● **What is being asked**
Every line from the one holding "Generate a Python" through the one holding "import pandas as pd" should be returned exactly, both included; the pictures should not.

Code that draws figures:
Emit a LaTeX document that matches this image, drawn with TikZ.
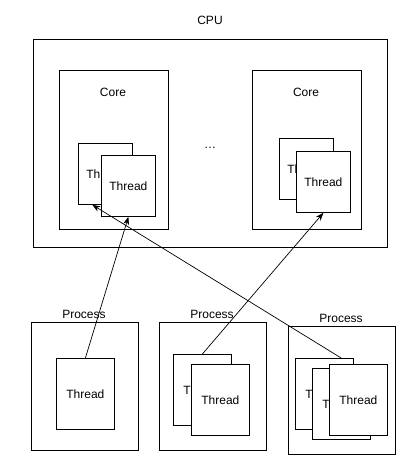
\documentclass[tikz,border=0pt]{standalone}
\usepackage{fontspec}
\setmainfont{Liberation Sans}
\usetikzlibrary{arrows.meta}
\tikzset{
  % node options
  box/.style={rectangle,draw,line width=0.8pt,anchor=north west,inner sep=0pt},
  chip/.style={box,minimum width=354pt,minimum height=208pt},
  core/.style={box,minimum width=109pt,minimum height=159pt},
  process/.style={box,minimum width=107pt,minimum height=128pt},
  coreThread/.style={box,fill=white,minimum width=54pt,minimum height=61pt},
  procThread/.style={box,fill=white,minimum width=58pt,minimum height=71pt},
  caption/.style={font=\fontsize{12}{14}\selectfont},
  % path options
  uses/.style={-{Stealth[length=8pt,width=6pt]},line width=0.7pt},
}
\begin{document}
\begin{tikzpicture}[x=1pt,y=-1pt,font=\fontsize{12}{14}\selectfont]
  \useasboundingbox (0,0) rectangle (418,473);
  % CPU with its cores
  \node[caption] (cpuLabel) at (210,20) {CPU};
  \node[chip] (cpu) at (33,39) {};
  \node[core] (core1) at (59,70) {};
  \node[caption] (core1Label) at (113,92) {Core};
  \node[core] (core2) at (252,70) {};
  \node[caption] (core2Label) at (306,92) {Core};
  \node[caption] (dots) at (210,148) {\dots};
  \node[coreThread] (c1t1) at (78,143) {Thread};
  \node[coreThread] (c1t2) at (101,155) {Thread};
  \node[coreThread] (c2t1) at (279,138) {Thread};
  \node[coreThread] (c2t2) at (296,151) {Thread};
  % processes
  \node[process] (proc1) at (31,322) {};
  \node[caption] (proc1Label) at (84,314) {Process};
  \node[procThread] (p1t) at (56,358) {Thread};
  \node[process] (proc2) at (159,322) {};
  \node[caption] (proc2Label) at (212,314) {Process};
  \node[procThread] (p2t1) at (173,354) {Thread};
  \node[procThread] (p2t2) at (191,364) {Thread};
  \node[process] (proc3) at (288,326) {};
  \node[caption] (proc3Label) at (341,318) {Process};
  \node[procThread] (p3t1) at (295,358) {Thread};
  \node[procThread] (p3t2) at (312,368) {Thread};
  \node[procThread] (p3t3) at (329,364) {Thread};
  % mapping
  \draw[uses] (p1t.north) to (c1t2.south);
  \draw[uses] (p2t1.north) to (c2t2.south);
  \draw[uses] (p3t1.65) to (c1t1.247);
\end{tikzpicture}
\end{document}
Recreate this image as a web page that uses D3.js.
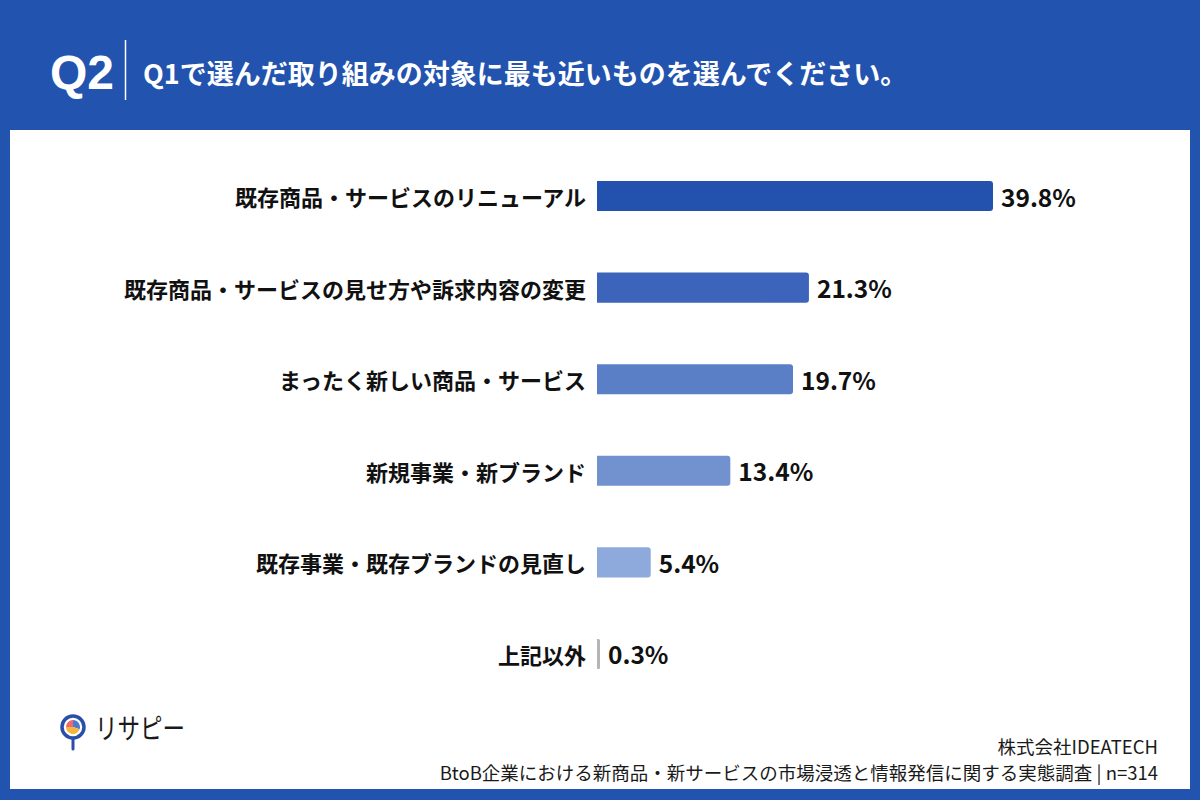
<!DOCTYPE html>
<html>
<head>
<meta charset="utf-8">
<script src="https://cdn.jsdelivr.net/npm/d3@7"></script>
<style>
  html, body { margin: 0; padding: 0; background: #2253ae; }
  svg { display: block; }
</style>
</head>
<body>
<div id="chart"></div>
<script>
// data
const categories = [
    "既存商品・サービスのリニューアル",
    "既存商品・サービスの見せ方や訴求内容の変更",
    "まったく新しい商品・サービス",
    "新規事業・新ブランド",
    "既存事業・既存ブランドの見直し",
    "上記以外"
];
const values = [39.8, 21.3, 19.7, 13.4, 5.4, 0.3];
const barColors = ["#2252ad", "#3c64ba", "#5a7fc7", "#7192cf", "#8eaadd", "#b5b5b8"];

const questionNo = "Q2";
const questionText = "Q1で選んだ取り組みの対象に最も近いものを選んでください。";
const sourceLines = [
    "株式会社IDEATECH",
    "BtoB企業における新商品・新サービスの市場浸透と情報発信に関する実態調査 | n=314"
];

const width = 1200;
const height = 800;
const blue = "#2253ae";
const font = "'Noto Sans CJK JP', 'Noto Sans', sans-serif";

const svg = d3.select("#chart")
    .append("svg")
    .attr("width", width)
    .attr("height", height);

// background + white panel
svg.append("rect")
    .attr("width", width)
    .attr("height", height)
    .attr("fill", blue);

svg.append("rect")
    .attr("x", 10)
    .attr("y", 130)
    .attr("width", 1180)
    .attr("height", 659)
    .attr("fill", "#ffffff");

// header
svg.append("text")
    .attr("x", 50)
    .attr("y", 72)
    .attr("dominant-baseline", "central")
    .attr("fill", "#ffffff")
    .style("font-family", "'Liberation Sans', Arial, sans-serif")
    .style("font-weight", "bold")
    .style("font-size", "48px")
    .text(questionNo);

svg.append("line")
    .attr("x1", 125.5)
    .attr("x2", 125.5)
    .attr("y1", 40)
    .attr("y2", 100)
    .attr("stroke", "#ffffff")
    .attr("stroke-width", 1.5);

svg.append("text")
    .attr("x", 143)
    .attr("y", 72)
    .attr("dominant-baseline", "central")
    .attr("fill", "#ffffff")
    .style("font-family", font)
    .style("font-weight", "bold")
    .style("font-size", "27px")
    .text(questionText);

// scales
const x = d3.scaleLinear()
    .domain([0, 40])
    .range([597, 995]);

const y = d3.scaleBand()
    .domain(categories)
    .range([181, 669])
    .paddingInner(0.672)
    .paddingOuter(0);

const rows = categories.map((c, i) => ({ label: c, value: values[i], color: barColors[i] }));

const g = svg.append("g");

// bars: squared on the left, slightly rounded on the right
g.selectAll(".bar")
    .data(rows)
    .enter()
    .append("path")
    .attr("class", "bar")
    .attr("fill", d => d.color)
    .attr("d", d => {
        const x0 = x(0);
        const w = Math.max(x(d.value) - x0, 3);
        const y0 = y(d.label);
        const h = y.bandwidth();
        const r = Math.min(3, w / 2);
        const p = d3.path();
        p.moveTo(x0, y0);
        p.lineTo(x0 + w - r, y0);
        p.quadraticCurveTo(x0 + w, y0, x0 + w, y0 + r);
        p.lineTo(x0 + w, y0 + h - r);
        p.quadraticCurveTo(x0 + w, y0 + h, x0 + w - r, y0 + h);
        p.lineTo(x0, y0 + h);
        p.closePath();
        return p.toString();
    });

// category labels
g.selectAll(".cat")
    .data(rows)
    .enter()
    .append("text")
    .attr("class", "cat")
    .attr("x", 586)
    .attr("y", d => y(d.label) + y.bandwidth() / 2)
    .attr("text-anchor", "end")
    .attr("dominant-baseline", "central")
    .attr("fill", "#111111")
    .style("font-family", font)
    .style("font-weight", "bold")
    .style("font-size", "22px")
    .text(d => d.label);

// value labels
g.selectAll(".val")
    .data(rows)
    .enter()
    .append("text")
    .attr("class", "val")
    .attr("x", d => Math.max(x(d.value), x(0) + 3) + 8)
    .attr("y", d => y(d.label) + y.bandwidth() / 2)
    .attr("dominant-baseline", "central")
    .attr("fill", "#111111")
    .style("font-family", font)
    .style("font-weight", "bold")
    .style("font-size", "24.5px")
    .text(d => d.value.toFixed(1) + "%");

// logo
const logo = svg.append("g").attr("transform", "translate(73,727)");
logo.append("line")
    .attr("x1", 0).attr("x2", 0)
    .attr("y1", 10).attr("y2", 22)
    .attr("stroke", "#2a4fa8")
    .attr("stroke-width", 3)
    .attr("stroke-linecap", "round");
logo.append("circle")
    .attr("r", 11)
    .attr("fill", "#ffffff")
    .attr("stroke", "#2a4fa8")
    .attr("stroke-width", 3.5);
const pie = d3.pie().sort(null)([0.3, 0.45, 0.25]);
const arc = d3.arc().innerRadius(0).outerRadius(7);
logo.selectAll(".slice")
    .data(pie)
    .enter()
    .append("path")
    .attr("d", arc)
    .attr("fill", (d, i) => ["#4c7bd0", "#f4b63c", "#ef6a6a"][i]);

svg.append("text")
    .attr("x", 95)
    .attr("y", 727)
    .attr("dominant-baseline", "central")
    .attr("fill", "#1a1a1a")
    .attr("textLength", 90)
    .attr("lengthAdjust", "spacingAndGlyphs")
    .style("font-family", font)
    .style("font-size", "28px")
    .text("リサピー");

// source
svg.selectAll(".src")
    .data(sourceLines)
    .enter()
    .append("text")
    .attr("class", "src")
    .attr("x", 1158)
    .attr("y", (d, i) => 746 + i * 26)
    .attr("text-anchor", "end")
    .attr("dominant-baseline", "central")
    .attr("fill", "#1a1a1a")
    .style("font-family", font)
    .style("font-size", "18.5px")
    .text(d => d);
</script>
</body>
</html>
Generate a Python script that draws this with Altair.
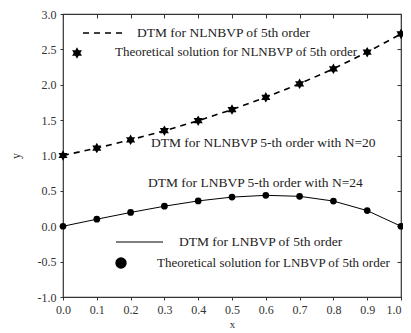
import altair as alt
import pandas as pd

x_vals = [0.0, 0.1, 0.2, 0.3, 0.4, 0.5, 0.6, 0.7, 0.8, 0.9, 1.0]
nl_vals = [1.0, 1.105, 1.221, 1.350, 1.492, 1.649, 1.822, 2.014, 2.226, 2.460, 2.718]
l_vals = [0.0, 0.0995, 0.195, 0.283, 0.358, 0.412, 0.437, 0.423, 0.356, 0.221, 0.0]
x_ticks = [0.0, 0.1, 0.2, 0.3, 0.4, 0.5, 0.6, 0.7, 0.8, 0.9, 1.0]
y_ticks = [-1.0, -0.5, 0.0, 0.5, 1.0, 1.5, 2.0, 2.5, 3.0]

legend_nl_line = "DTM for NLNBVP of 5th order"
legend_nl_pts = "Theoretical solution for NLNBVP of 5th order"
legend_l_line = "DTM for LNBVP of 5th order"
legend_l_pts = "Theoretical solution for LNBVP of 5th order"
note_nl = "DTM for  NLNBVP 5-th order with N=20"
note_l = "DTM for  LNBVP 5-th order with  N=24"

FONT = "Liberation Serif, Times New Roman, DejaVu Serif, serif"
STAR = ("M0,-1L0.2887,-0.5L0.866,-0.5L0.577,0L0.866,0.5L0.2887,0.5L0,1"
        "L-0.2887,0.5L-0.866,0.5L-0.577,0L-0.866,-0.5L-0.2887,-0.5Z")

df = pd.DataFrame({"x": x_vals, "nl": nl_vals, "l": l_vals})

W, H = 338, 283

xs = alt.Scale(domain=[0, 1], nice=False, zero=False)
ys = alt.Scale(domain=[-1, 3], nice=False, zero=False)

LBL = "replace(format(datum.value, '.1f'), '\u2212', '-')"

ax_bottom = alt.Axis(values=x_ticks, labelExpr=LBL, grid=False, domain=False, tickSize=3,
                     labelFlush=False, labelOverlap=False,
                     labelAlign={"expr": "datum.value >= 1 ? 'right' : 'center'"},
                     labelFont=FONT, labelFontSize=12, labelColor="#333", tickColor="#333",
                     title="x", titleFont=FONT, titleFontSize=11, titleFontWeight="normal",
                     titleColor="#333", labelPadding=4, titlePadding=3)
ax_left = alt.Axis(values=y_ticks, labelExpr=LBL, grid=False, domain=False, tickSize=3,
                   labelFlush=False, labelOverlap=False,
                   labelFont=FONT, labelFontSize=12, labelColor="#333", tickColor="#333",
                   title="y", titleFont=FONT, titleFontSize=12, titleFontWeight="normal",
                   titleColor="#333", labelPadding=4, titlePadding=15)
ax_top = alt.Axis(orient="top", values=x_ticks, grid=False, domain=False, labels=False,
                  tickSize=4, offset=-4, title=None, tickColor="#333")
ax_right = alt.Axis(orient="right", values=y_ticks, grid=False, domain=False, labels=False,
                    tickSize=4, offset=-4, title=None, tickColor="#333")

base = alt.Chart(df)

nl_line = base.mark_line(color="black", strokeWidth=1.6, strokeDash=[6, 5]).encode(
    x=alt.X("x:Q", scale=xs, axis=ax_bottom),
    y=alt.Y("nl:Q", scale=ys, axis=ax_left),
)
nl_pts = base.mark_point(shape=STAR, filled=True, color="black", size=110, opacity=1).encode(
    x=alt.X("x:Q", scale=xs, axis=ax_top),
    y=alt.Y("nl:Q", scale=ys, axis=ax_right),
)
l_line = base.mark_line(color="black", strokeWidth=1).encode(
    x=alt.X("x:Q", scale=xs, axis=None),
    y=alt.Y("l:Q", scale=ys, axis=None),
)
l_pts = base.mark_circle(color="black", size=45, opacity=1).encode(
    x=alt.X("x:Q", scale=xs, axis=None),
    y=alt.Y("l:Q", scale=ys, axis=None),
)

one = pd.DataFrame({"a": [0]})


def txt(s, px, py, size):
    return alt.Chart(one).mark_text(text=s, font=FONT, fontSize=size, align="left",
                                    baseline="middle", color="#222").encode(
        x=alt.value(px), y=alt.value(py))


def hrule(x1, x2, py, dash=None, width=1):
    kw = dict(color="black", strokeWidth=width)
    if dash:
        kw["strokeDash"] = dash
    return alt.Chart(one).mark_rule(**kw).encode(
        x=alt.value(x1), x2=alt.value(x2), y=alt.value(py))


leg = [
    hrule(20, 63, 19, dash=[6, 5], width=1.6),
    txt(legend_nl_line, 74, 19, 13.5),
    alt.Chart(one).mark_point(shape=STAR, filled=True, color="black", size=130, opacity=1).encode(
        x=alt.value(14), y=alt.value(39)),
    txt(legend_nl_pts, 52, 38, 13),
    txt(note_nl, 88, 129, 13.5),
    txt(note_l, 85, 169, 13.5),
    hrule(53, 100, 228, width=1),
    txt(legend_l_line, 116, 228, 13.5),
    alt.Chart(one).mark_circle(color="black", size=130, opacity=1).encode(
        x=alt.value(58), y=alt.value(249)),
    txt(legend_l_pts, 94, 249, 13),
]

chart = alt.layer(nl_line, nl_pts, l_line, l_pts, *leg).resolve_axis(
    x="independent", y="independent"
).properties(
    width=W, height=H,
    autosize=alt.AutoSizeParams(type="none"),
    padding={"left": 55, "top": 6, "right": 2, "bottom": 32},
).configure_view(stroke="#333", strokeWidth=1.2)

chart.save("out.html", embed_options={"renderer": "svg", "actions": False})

● **The reply**
Generate a Python script that draws this with Altair.
import altair as alt
import pandas as pd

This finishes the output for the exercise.